■ What is expected:
Retype the material below. Keep every word exactly as it is.
===============
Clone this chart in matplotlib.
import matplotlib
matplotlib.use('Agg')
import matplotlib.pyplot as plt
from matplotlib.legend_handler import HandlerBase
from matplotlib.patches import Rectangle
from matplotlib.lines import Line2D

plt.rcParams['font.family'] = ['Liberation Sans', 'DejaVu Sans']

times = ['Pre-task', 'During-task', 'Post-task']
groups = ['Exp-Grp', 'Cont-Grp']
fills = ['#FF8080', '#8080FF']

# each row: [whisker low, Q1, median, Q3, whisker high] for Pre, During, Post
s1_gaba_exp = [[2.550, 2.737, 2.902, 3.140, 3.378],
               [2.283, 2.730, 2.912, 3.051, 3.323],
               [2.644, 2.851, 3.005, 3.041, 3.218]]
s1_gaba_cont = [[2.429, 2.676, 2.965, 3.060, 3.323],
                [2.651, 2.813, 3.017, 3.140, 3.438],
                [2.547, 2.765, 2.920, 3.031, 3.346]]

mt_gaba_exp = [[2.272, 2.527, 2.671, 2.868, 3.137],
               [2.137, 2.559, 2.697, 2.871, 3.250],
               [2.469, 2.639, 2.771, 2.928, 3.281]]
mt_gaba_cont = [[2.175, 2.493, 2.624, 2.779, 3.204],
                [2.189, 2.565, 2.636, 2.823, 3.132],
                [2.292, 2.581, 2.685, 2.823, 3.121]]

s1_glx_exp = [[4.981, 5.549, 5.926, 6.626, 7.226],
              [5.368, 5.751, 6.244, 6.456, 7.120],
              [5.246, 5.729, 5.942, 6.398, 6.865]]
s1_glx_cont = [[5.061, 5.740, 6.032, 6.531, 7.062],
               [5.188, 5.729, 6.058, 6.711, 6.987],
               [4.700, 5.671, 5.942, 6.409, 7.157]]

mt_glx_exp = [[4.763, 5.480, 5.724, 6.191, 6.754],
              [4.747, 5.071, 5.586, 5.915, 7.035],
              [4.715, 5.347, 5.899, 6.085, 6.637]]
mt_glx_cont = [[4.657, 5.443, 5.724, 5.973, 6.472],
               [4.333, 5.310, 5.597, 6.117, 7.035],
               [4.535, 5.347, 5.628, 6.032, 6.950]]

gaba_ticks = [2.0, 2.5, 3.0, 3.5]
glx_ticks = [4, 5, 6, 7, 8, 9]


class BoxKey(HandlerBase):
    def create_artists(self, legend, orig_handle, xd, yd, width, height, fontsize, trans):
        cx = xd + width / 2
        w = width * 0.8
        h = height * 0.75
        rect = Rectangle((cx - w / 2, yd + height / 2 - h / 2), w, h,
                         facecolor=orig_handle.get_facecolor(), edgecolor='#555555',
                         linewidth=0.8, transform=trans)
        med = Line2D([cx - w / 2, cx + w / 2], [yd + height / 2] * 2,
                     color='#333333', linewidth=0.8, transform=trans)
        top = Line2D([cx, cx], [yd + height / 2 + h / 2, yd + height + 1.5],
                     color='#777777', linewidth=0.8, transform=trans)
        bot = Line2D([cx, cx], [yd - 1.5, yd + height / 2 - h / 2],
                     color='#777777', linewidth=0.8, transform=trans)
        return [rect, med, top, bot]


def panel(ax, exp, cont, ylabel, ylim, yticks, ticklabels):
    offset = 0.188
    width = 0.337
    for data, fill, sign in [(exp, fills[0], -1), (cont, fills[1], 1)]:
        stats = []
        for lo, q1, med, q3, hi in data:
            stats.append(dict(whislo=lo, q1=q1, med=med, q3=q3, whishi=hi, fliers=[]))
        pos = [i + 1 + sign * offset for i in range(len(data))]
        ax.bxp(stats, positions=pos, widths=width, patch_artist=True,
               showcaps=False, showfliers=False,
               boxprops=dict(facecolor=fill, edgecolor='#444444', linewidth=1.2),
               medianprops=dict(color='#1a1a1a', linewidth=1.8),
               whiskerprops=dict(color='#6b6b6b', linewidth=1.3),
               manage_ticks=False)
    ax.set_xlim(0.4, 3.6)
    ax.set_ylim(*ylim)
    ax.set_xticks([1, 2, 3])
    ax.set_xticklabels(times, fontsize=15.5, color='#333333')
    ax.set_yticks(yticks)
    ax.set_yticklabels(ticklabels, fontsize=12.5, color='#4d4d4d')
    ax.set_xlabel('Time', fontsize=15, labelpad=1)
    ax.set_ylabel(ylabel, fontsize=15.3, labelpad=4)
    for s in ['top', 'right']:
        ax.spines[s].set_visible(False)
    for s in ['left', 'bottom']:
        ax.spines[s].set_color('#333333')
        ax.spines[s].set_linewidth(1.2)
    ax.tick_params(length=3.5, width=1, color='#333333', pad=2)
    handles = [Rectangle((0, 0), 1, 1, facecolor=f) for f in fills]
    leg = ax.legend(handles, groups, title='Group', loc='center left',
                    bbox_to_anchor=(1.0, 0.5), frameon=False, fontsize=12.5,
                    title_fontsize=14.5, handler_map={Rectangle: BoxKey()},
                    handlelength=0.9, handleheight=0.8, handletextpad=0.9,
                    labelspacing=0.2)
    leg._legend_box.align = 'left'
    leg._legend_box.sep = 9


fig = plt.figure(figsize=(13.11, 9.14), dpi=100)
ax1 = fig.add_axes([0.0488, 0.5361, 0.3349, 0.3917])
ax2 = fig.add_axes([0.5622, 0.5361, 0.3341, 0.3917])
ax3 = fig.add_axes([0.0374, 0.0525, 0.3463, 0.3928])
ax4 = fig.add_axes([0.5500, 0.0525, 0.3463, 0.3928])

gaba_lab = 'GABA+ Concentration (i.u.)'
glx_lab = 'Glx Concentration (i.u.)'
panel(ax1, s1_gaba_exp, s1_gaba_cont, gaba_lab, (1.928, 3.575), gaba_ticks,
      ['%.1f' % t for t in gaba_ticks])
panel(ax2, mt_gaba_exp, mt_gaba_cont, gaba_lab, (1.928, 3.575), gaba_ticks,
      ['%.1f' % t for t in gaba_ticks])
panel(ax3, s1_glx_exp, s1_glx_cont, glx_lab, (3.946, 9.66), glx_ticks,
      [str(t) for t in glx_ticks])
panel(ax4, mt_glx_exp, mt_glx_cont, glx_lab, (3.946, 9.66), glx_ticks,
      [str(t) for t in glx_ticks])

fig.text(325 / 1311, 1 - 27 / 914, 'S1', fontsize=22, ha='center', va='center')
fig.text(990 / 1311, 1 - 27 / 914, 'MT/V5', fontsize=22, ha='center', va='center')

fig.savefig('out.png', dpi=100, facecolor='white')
===============
■ Full solution:
Clone this chart in matplotlib.
import matplotlib
matplotlib.use('Agg')
import matplotlib.pyplot as plt
from matplotlib.legend_handler import HandlerBase
from matplotlib.patches import Rectangle
from matplotlib.lines import Line2D

plt.rcParams['font.family'] = ['Liberation Sans', 'DejaVu Sans']

times = ['Pre-task', 'During-task', 'Post-task']
groups = ['Exp-Grp', 'Cont-Grp']
fills = ['#FF8080', '#8080FF']

# each row: [whisker low, Q1, median, Q3, whisker high] for Pre, During, Post
s1_gaba_exp = [[2.550, 2.737, 2.902, 3.140, 3.378],
               [2.283, 2.730, 2.912, 3.051, 3.323],
               [2.644, 2.851, 3.005, 3.041, 3.218]]
s1_gaba_cont = [[2.429, 2.676, 2.965, 3.060, 3.323],
                [2.651, 2.813, 3.017, 3.140, 3.438],
                [2.547, 2.765, 2.920, 3.031, 3.346]]

mt_gaba_exp = [[2.272, 2.527, 2.671, 2.868, 3.137],
               [2.137, 2.559, 2.697, 2.871, 3.250],
               [2.469, 2.639, 2.771, 2.928, 3.281]]
mt_gaba_cont = [[2.175, 2.493, 2.624, 2.779, 3.204],
                [2.189, 2.565, 2.636, 2.823, 3.132],
                [2.292, 2.581, 2.685, 2.823, 3.121]]

s1_glx_exp = [[4.981, 5.549, 5.926, 6.626, 7.226],
              [5.368, 5.751, 6.244, 6.456, 7.120],
              [5.246, 5.729, 5.942, 6.398, 6.865]]
s1_glx_cont = [[5.061, 5.740, 6.032, 6.531, 7.062],
               [5.188, 5.729, 6.058, 6.711, 6.987],
               [4.700, 5.671, 5.942, 6.409, 7.157]]

mt_glx_exp = [[4.763, 5.480, 5.724, 6.191, 6.754],
              [4.747, 5.071, 5.586, 5.915, 7.035],
              [4.715, 5.347, 5.899, 6.085, 6.637]]
mt_glx_cont = [[4.657, 5.443, 5.724, 5.973, 6.472],
               [4.333, 5.310, 5.597, 6.117, 7.035],
               [4.535, 5.347, 5.628, 6.032, 6.950]]

gaba_ticks = [2.0, 2.5, 3.0, 3.5]
glx_ticks = [4, 5, 6, 7, 8, 9]


class BoxKey(HandlerBase):
    def create_artists(self, legend, orig_handle, xd, yd, width, height, fontsize, trans):
        cx = xd + width / 2
        w = width * 0.8
        h = height * 0.75
        rect = Rectangle((cx - w / 2, yd + height / 2 - h / 2), w, h,
                         facecolor=orig_handle.get_facecolor(), edgecolor='#555555',
                         linewidth=0.8, transform=trans)
        med = Line2D([cx - w / 2, cx + w / 2], [yd + height / 2] * 2,
                     color='#333333', linewidth=0.8, transform=trans)
        top = Line2D([cx, cx], [yd + height / 2 + h / 2, yd + height + 1.5],
                     color='#777777', linewidth=0.8, transform=trans)
        bot = Line2D([cx, cx], [yd - 1.5, yd + height / 2 - h / 2],
                     color='#777777', linewidth=0.8, transform=trans)
        return [rect, med, top, bot]


def panel(ax, exp, cont, ylabel, ylim, yticks, ticklabels):
    offset = 0.188
    width = 0.337
    for data, fill, sign in [(exp, fills[0], -1), (cont, fills[1], 1)]:
        stats = []
        for lo, q1, med, q3, hi in data:
            stats.append(dict(whislo=lo, q1=q1, med=med, q3=q3, whishi=hi, fliers=[]))
        pos = [i + 1 + sign * offset for i in range(len(data))]
        ax.bxp(stats, positions=pos, widths=width, patch_artist=True,
               showcaps=False, showfliers=False,
               boxprops=dict(facecolor=fill, edgecolor='#444444', linewidth=1.2),
               medianprops=dict(color='#1a1a1a', linewidth=1.8),
               whiskerprops=dict(color='#6b6b6b', linewidth=1.3),
               manage_ticks=False)
    ax.set_xlim(0.4, 3.6)
    ax.set_ylim(*ylim)
    ax.set_xticks([1, 2, 3])
    ax.set_xticklabels(times, fontsize=15.5, color='#333333')
    ax.set_yticks(yticks)
    ax.set_yticklabels(ticklabels, fontsize=12.5, color='#4d4d4d')
    ax.set_xlabel('Time', fontsize=15, labelpad=1)
    ax.set_ylabel(ylabel, fontsize=15.3, labelpad=4)
    for s in ['top', 'right']:
        ax.spines[s].set_visible(False)
    for s in ['left', 'bottom']:
        ax.spines[s].set_color('#333333')
        ax.spines[s].set_linewidth(1.2)
    ax.tick_params(length=3.5, width=1, color='#333333', pad=2)
    handles = [Rectangle((0, 0), 1, 1, facecolor=f) for f in fills]
    leg = ax.legend(handles, groups, title='Group', loc='center left',
                    bbox_to_anchor=(1.0, 0.5), frameon=False, fontsize=12.5,
                    title_fontsize=14.5, handler_map={Rectangle: BoxKey()},
                    handlelength=0.9, handleheight=0.8, handletextpad=0.9,
                    labelspacing=0.2)
    leg._legend_box.align = 'left'
    leg._legend_box.sep = 9


fig = plt.figure(figsize=(13.11, 9.14), dpi=100)
ax1 = fig.add_axes([0.0488, 0.5361, 0.3349, 0.3917])
ax2 = fig.add_axes([0.5622, 0.5361, 0.3341, 0.3917])
ax3 = fig.add_axes([0.0374, 0.0525, 0.3463, 0.3928])
ax4 = fig.add_axes([0.5500, 0.0525, 0.3463, 0.3928])

gaba_lab = 'GABA+ Concentration (i.u.)'
glx_lab = 'Glx Concentration (i.u.)'
panel(ax1, s1_gaba_exp, s1_gaba_cont, gaba_lab, (1.928, 3.575), gaba_ticks,
      ['%.1f' % t for t in gaba_ticks])
panel(ax2, mt_gaba_exp, mt_gaba_cont, gaba_lab, (1.928, 3.575), gaba_ticks,
      ['%.1f' % t for t in gaba_ticks])
panel(ax3, s1_glx_exp, s1_glx_cont, glx_lab, (3.946, 9.66), glx_ticks,
      [str(t) for t in glx_ticks])
panel(ax4, mt_glx_exp, mt_glx_cont, glx_lab, (3.946, 9.66), glx_ticks,
      [str(t) for t in glx_ticks])

fig.text(325 / 1311, 1 - 27 / 914, 'S1', fontsize=22, ha='center', va='center')
fig.text(990 / 1311, 1 - 27 / 914, 'MT/V5', fontsize=22, ha='center', va='center')

fig.savefig('out.png', dpi=100, facecolor='white')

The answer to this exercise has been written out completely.